🌾 Totora : l’herbe qui flotte
Le lac Titicaca, les lagunes boliviennes et péruviennes, les marais des Andes : ces paysages sont depuis des millénaires peuplés d’embarcations étranges. Pas de bois massif, ni de métal. Juste des bottes serrées de roseaux qui portent des hommes, des femmes, des enfants… et parfois leurs rêves bien au-delà des rives.
La totora (Schoenoplectus californicus subsp. tatora) est une herbe aquatique. Elle pousse en abondance sur les hauts plateaux andins. Mais ce simple roseau est devenu l’une des clefs de la navigation ancestrale.
🐟 Des civilisations lacustres millénaires
Bien avant les Incas, les civilisations du lac Titicaca (Tiwanaku, Collas, Uros) construisaient déjà des balsas de totora. Le roseau ne servait pas qu’à flotter : il permettait de bâtir des îles, des maisons, des greniers, des filets.
Ces bateaux servaient à la pêche, au commerce, à relier les villages, à maintenir le lien entre les hommes et l’eau. Les Uros vivent encore aujourd’hui sur leurs îles flottantes de totora, et perpétuent ce savoir-faire.
Pour ces peuples, la totora n’est pas un simple matériau : c’est une plante sacrée. Elle protège, nourrit, transporte, soigne.
🛠️ Savoir-faire ancestral
Construire une balsa demande patience et expérience.
La totora est récoltée, séchée, triée. Elle est ensuite assemblés en torons torsadés, liés par des cordages naturels. Plusieurs torons sont rassemblés pour former la coque.
Le savoir est transmis oralement, par le geste. Chaque détail compte : le poids, la symétrie, l’angle des fibres.
🌍 Totora, papyrus, joncs… une histoire universelle
Les balsas de totora ne sont pas seules dans l’histoire humaine. Partout où l’eau et les roseaux se rencontrent, l’homme a inventé des bateaux d’herbe.
- Égypte antique : le papyrus du Nil portait pharaons et pêcheurs.
- Mésopotamie : barques de roseaux bitumées sur le Tigre et l’Euphrate.
- Afrique du Nord : nattes de joncs tressées en barques.
- Îles du Pacifique : radeaux végétaux.
Ces techniques, pourtant éloignées dans l’espace, se ressemblent étrangement. Preuve que la simplicité et l’intelligence des matériaux naturels franchissent les frontières.
🚢 Des expéditions modernes pour renouer avec le passé
Dans les années 1970, l’explorateur Thor Heyerdahl construisit la célèbre Ra II, un bateau de papyrus, pour traverser l’Atlantique depuis le Maroc jusqu’aux Caraïbes. Objectif ? Prouver que des contacts précolombiens étaient possibles via ces bateaux primitifs.

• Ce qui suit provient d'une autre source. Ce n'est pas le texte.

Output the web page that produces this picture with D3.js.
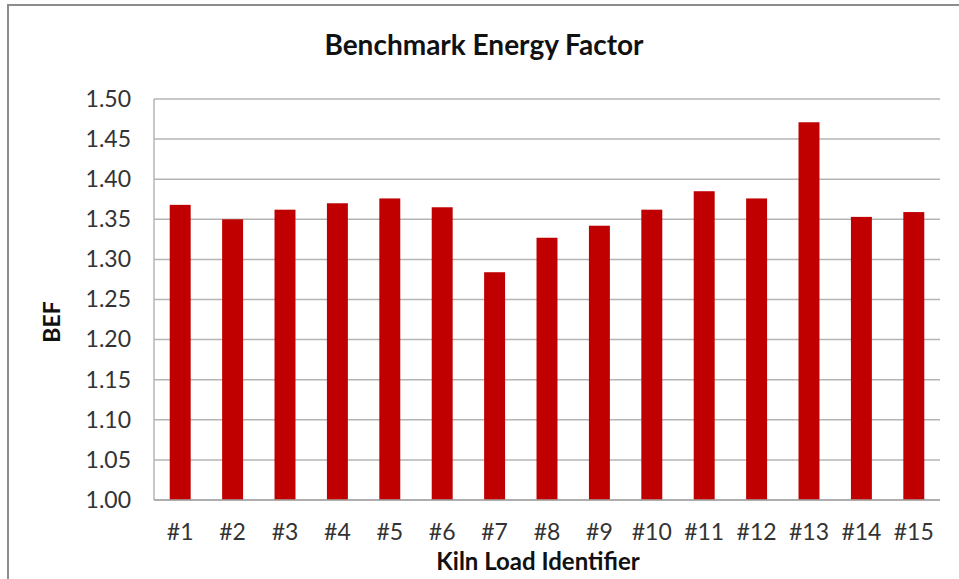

Plus récemment, d’autres projets ont vu le jour :
- Viracocha, une balsa andine pour l’océan Pacifique.
- Tangaroa, un radeau inspiré des Polynésiens et des Andins.
- Kon-Tiki II, une tentative de retour vers l’Amérique à la rame.
- Kota Mama III, une traversée des Andes à l’Atlantique en 2001.
Ces expéditions montrent que ces techniques ne sont pas qu’histoire : elles sont encore viables.
⚠️ Un savoir menacé
Aujourd’hui, la totora est menacée par :
- la pollution du lac Titicaca,
- le changement des pratiques (bateaux à moteur, plastique),
- le désintérêt des jeunes générations.
Certaines balsas ne sont plus construites que pour les touristes, sous une forme folklorique qui ne conserve pas toujours le vrai savoir-faire.
Préserver ces techniques, c’est préserver un rapport plus humble, plus sage, à l’eau et au voyage.
🦋 Pipilintu : renouer avec l’essentiel
Le projet Pipilintu choisit la balsa de totora pour renouer avec cette sobriété millénaire. Naviguer avec le vent, le courant et la patience. S’inspirer de ceux qui savent qu’il suffit parfois d’un roseau et de quelques nœuds pour parcourir le monde.
Nous avons construit notre propre balsa au bord du lac Titicaca, en compagnie d’artisans Aymaras. C’est un hommage, une expérience, et une manière de faire revivre un savoir qui pourrait disparaître.
🎒 Ce que nous apprend la totora
La balsa est un symbole :
➡️ La lenteur.
➡️ L’intelligence des mains.
➡️ Le lien entre l’homme et la nature.
➡️ L’humilité de celui qui accepte de flotter, sans chercher à tout dominer.
Elle nous rappelle que parfois, le plus fragile est aussi le plus durable.